Lately, Finance Minister Matia Kasaija has issued contradictory statements that threaten the independence of the Bank of Uganda (BoU).
While the BoU who’s mandate includes currency printing and regulation is against printing the money locally, on the contrary Mr. Kasaija wants the currency printed in Uganda so as ‘‘to cut costs.’’
According to the Daily Monitor, the Governor BoU, Tumusiime Mutebile warned that establishing a currency printing factory in Uganda would plunge the country into problems.

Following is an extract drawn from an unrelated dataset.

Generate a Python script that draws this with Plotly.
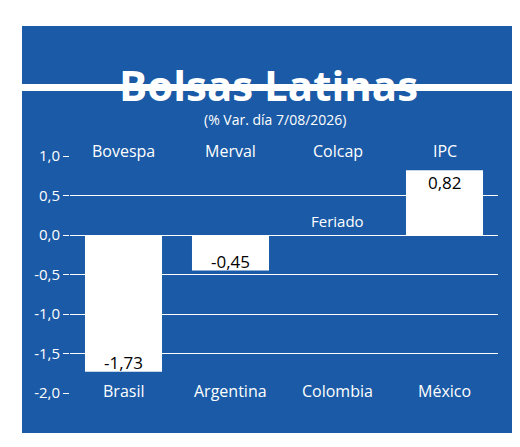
import plotly.graph_objects as go

indices = ["Bovespa", "Merval", "Colcap", "IPC"]
countries = ["Brasil", "Argentina", "Colombia", "México"]
values = [-1.73, -0.45, 0.0, 0.82]
labels = ["-1,73", "-0,45", "Feriado", "0,82"]
tick_vals = [1.0, 0.5, 0.0, -0.5, -1.0, -1.5, -2.0]
tick_text = ["1,0", "0,5", "0,0", "-0,5", "-1,0", "-1,5", "-2,0"]

BLUE = "#1a5aa6"
W, H = 520, 447
FONT = "Liberation Sans Narrow, Open Sans, sans-serif"

fig = go.Figure()
fig.add_trace(go.Bar(x=indices, y=values, marker=dict(color="white", line=dict(width=0)),
                     width=0.72, hoverinfo="skip", cliponaxis=False))

def px(x): return x / W
def py(y): return 1 - y / H

ann = []
for name, v, lab in zip(indices, values, labels):
    if v < 0:
        yy = v + 0.12
    elif v > 0:
        yy = v - 0.16
    else:
        yy = 0.18
    ann.append(dict(x=name, y=yy, xref="x", yref="y", text=lab, showarrow=False,
                    font=dict(size=17 if v != 0 else 15, color="black" if v != 0 else "white", family=FONT)))
for name in indices:
    ann.append(dict(x=name, y=py(130), xref="x", yref="paper", text=name, showarrow=False,
                    font=dict(size=16, color="white", family=FONT)))
for name, c in zip(indices, countries):
    ann.append(dict(x=name, y=py(396), xref="x", yref="paper", text=c, showarrow=False,
                    font=dict(size=16, color="white", family=FONT)))
ann.append(dict(x=0.5, y=py(46), xref="paper", yref="paper", text="<b>Bolsas Latinas</b>",
                showarrow=False, font=dict(size=42, color="white", family=FONT)))
ann.append(dict(x=px(267), y=py(100), xref="paper", yref="paper", text="(% Var. día 7/08/2026)",
                showarrow=False, font=dict(size=14, color="white", family=FONT)))

shapes = [
    dict(type="rect", xref="paper", yref="paper", x0=px(14), x1=px(505), y0=py(76), y1=py(18),
         fillcolor=BLUE, line=dict(width=0), layer="below"),
    dict(type="rect", xref="paper", yref="paper", x0=px(14), x1=px(505), y0=py(425), y1=py(83),
         fillcolor=BLUE, line=dict(width=0), layer="below"),
]

fig.update_layout(
    width=W, height=H, margin=dict(l=0, r=0, t=0, b=0, pad=0, autoexpand=False),
    paper_bgcolor="white", plot_bgcolor=BLUE, showlegend=False,
    shapes=shapes, annotations=ann,
    xaxis=dict(domain=[px(62), px(490)], showticklabels=False, showgrid=False, zeroline=False,
               range=[-0.5, 3.5], automargin=False),
    yaxis=dict(domain=[py(385), py(148)], range=[-2.0, 1.0], tickvals=tick_vals, ticktext=tick_text,
               automargin=False,
               showgrid=True, gridcolor="white", gridwidth=1.3, zeroline=True, zerolinecolor="white",
               zerolinewidth=1.3, ticks="outside", tickcolor="white", ticklen=6,
               tickfont=dict(size=15, color="white", family=FONT)),
)
fig.write_html("out.html")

On 11 June 2016, a joint venture between Uganda Printing and Publishing Corporation and a German firm, Veridos Identity Solutions GMBH was signed. The MOU seeks to establish a firm in Uganda to print the money locally.
Mutebile says Banknote printing is a much-specialized activity that is complex, with high quality and security sensitivity which a handful of reputable currency printers undertake in the world.
Mr. Kasaijja has also been in the news more than the BoU regarding the planned sale of Crane Bank. On 20th October 2016, BoU took over Crane Bank over capital inadequacy.
You might be asking yourself: What role does the Minister and the Ministry of Finance have in the sale of a commercial Bank?-read Crane Bank.
That is the work of BoU, who may notify the Ministry of Finance as a stakeholder.
The World Bank, IMF is watching
The role of the Ministry of Finance, Planning and Economic Development includes: coordination of development planning; mobilization of public resources; and ensuring effective accountability for the use of such resources.
On the other hand, the mandate of the Bank of Uganda is to “foster price stability and a sound financial system” this includes; formulating macro prudent policies, supervision and regulation financial institutions and enhancing the efficiency of financial markets.
From the above stated roles, one may ask: Is Mr. Kasaijja overstepping his role? Is he too excited about his job?
The BoU is an independent institution, and the Governor reports directly to the president.
Enter IMF, World Bank
Uganda’s main funders; the World Bank and the International Monetary Fund (IMF) are closely following the ‘fights’ between Minister Kasaijja and the Bank of Uganda.
Like they have done before, the two bodies are likely intervene if Mr. Kasaijja keeps on interfering with the work of the Bank of Uganda, As they have an interest in what happens in Uganda.
In her latest report; Seventh Review under the Policy Support Instrument for Uganda, the IMF noted:
‘‘Looking ahead, the priorities [for Uganda government] include …… amending the Bank of Uganda Act to reinforce Central bank independence.’’
What is not clear is whether this statement has any relationship with the ongoing ‘fights’ between the BoU and the Finance Minister.
Sources say the World Bank and the IMF played a key role in the sacking of two former Finance Ministers: Mayanja Nkangi and Crispus Kiyonga.
Hon. Kiyonga was Finance minister between 1986 – 1992. While Hon Mayanja Nkangi was minister of Finance from 1992 to 1998
It is said, Hon. Kiyonga was against currency reform in the 1980’s, which [the World Bank and the Internal Monetary Fund] thought would curb inflation that was way above 100 percent.
Mr. Nkangi on the other hand was against Privatization. He reportedly stood his ground, saying Uganda had better applied local policies as opposed to global policies. The WB and IMF wanted government to privatize all parastal bodies.
It is said, with pressure from the IMF and the World Bank, the two ministries had to go.
It is this background that Mr. Kasaijja might not survive as minister of Finance in 2017, if he continues to ‘interfere’ with the independence of Bank of Uganda.